Backtracking, FAST

I’d like to pause for a moment and point out how totally wrong I was have already managed to be about the debt ceiling. When I claimed that House Reps’ breaking the Hastert Rule twice in two months was extremely unlikely, I hadn’t counted on their breaking it twice in two weeks. When I was in DC a few weeks ago, Sen. McCain was talking about what I think was the Senate version of that bill. He kept going on about trees and how the government doesn’t need to buy new ones. He might just have been killing time until Obama and the House and Senate leaderships returned from a fiscal cliff meeting, but regardless, the objections didn’t sound like something anyone was going to rally around. I don’t know exactly what was in the House bill, but outside of ideological objections to the government’s buying and planting trees, nothing discussed while I was there for an hour and a half seemed objectionable.

I also assumed the Republicans had some of that legendary party discipline left over and that they, as a group, still had credibility about being insane. That no longer appears to be the case. If the Koch brothers, Republican legislators in both houses, and a group of economists that was convinced to say that Romney’s tax plan added up are all bailing on a plan, that plan must be so insane or so dangerous that it’s not worth it to find out what happens if you actually do it.

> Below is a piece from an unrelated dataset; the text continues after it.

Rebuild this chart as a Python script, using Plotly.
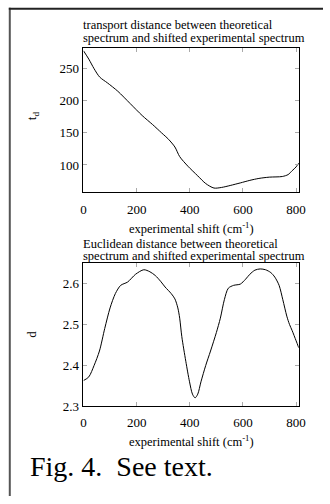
import plotly.graph_objects as go

# Top panel: transport distance t_d vs experimental shift
shift_top = [0, 20, 40, 61, 90, 129, 175, 221, 260, 294, 320, 344, 362, 393, 430, 460,
             491, 520, 552, 590, 626, 660, 699, 748, 770, 785, 800, 810]
td_vals = [278, 265, 250, 237, 228, 215, 196, 177, 163, 150, 140, 128, 113, 98, 83, 71,
           64, 65, 68, 72, 76, 79, 81, 82, 85, 91, 97, 103]

# Bottom panel: Euclidean distance d vs experimental shift
shift_bot = [0, 20, 40, 60, 80, 100, 120, 140, 166, 196, 227, 250, 270, 290, 307, 330,
             344, 355, 362, 370, 385, 399, 410, 420, 430, 442, 460, 478, 500, 515, 530,
             545, 565, 590, 610, 626, 645, 665, 685, 705, 720, 736, 750, 765, 775, 785,
             800, 810]
d_vals = [2.363, 2.372, 2.40, 2.435, 2.49, 2.54, 2.575, 2.595, 2.603, 2.622, 2.633, 2.628,
          2.619, 2.605, 2.591, 2.575, 2.562, 2.54, 2.515, 2.47, 2.41, 2.36, 2.33, 2.321,
          2.33, 2.36, 2.40, 2.435, 2.48, 2.515, 2.56, 2.588, 2.595, 2.598, 2.61, 2.622,
          2.632, 2.635, 2.633, 2.626, 2.615, 2.595, 2.56, 2.52, 2.5, 2.485, 2.46, 2.443]

x_ticks = [0, 200, 400, 600, 800]
top_yticks = [100, 150, 200, 250]
bot_yticks = [2.3, 2.4, 2.5, 2.6]

W, H = 330, 504
FONT = "Liberation Serif"

def px(x):
    return x / W

def py(y):
    return 1 - y / H

fig = go.Figure()
fig.add_trace(go.Scatter(x=shift_top, y=td_vals, mode="lines", xaxis="x", yaxis="y",
                         line=dict(color="black", width=1, shape="spline", smoothing=0.8),
                         showlegend=False))
fig.add_trace(go.Scatter(x=shift_bot, y=d_vals, mode="lines", xaxis="x2", yaxis="y2",
                         line=dict(color="black", width=1, shape="spline", smoothing=0.8),
                         showlegend=False))

axis_common = dict(showline=True, linecolor="black", linewidth=1, mirror="ticks",
                   ticks="inside", ticklen=4, tickcolor="#aaa", tickwidth=1,
                   showgrid=False, zeroline=False,
                   tickfont=dict(family=FONT, size=13, color="black"))

fig.update_layout(
    width=W, height=H,
    margin=dict(l=0, r=0, t=0, b=0),
    paper_bgcolor="white", plot_bgcolor="white",
    xaxis=dict(domain=[px(83), px(305)], range=[0, 810], tickvals=x_ticks,
               anchor="y", ticklabelstandoff=5, **axis_common),
    yaxis=dict(domain=[py(195), py(49)], range=[58, 282], tickvals=top_yticks,
               anchor="x", ticklabelstandoff=1, **axis_common),
    xaxis2=dict(domain=[px(83), px(305)], range=[0, 810], tickvals=x_ticks,
                anchor="y2", ticklabelstandoff=4, **axis_common),
    yaxis2=dict(domain=[py(413), py(267)], range=[2.3, 2.65], tickvals=bot_yticks,
                tickformat=".1f", anchor="x2", ticklabelstandoff=1, **axis_common),
)

def ann(text, x, y, size, xanchor="left", angle=0):
    fig.add_annotation(text=text, xref="paper", yref="paper", x=px(x), y=py(y),
                       xanchor=xanchor, yanchor="middle", showarrow=False, textangle=angle,
                       font=dict(family=FONT, size=size, color="black"))

ann("transport distance between theoretical", 80, 25.5, 12.5)
ann("spectrum and shifted experimental spectrum", 80, 38.5, 12.5)
ann("Euclidean distance between theoretical", 80, 247.5, 12.5)
ann("spectrum and shifted experimental spectrum", 80, 260.5, 12.5)
ann("experimental shift (cm<sup>-1</sup>)", 194, 232, 12.5, xanchor="center")
ann("experimental shift (cm<sup>-1</sup>)", 194, 448, 12.5, xanchor="center")
ann("t<sub>d</sub>", 30, 118, 13, xanchor="center", angle=-90)
ann("d", 30, 340, 13, xanchor="center", angle=-90)
ann("Fig. 4.\u00a0\u00a0See text.", 26, 474, 28)

# page frame lines
fig.add_shape(type="line", xref="paper", yref="paper", x0=px(7), x1=px(7), y0=py(8), y1=0,
              line=dict(color="#555", width=2))
fig.add_shape(type="line", xref="paper", yref="paper", x0=px(6), x1=1, y0=py(9), y1=py(9),
              line=dict(color="#222", width=2))

fig.write_html("out.html")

There are still sequestration and the budget in the month after the debt ceiling deadline, but it seems like both sides have given up on having a big fight about the debt ceiling. If I sound disappointed, it’s only because I don’t know yet what occasion hard money advocates or people confused about fiat money will have to make more graphics like this one in the coming fights:

(borrowed from The Daily Beast)

Yo, I Heard You Like Optimism

So Mike Konczal put some optimism in your strategic analysis of the debt ceiling.

The relevant image:

Noticeably absent from this table’s “negotiate” branch is “weak deal,” which past discussions suggest might include (the worst idea) gutting reforming social security and medicare with chained CPI or a change in the eligibility age.

Pruning the “negotiate” branch — that is, credibly committing to being insane — would have forced the tree down the “don’t negotiate” branch in a world in which House Republicans don’t want the platinum coin to happen. This could have been done through disconnecting the phones in the White House, announcing a vacation to Hawaii until Feb. 16, and launching a “Design the Platinum Coin” contest in the nation’s elementary schools similar to the one that was done for the state quarters.

It’s not that #mintthecoin is a good choice or good outcome, but it had to stay on the table to make pruning the “negotiate” branch credible. Obama has to believe that the House Republicans both hate the idea of default and take his cheap talk verbal commitment not to negotiate seriously, and he has no reason to believe either.

Getting My Worrying in Early

There are too many things to worry about, the the official demise of #mintthecoin has me focused on the debt ceiling.

Obama has committed to not minting the coin, which I think everyone has to agree is a crazy idea anyway. Tim Duy, for instance, claims that too much was at stake in terms of fiscal and monetary independence for the Fed to accept the coin anyway, so the president and treasury would have been pretty much on their own. That’s fine in a world in which reconciliation is a reasonable bargaining strategy. A shuns extreme strategic choices, convincing B that A is reasonable, so B shuns extreme strategic choices. It’s unclear that that’s the expected result in this case though.

A Politico story quoted House Republican Conference Chair Cathy Rodgers as saying “I think it is possible that we would shut down the government to make sure President Obama understands that we’re serious.”

Unless the noisy and extreme House Republicans take seriously the chance that Obama is willing to pursue strategies as insane as theirs, they have nothing to worry about. Obama’s threats to make sure everyone knows that everything is the House Republicans’ fault are basically a promise to call them bad names. It’s like he actually believes that because several articles have described his having a mandate — it’s in his inventory next to three ultra balls and a hyper potion — he has a cudgel. Unless there’s a sea change in the House Republicans, I don’t know how we’re going to get around the debt ceiling without Boehner breaking the Hastert rule twice in three months, and he’s never winning anything above a county commissioner seat as a Republican if he does that.

So: Boehner can’t afford to cave, and Obama has made a point of caving in advance. Your Medicare is going away! Your social security is going away! Your education funding is going away! Your ACA provisions are sunk!

Krugman is understandably cynical about whether Obama has a backup plan. It seems like he probably doesn’t. Someone get this man a game theory textbook.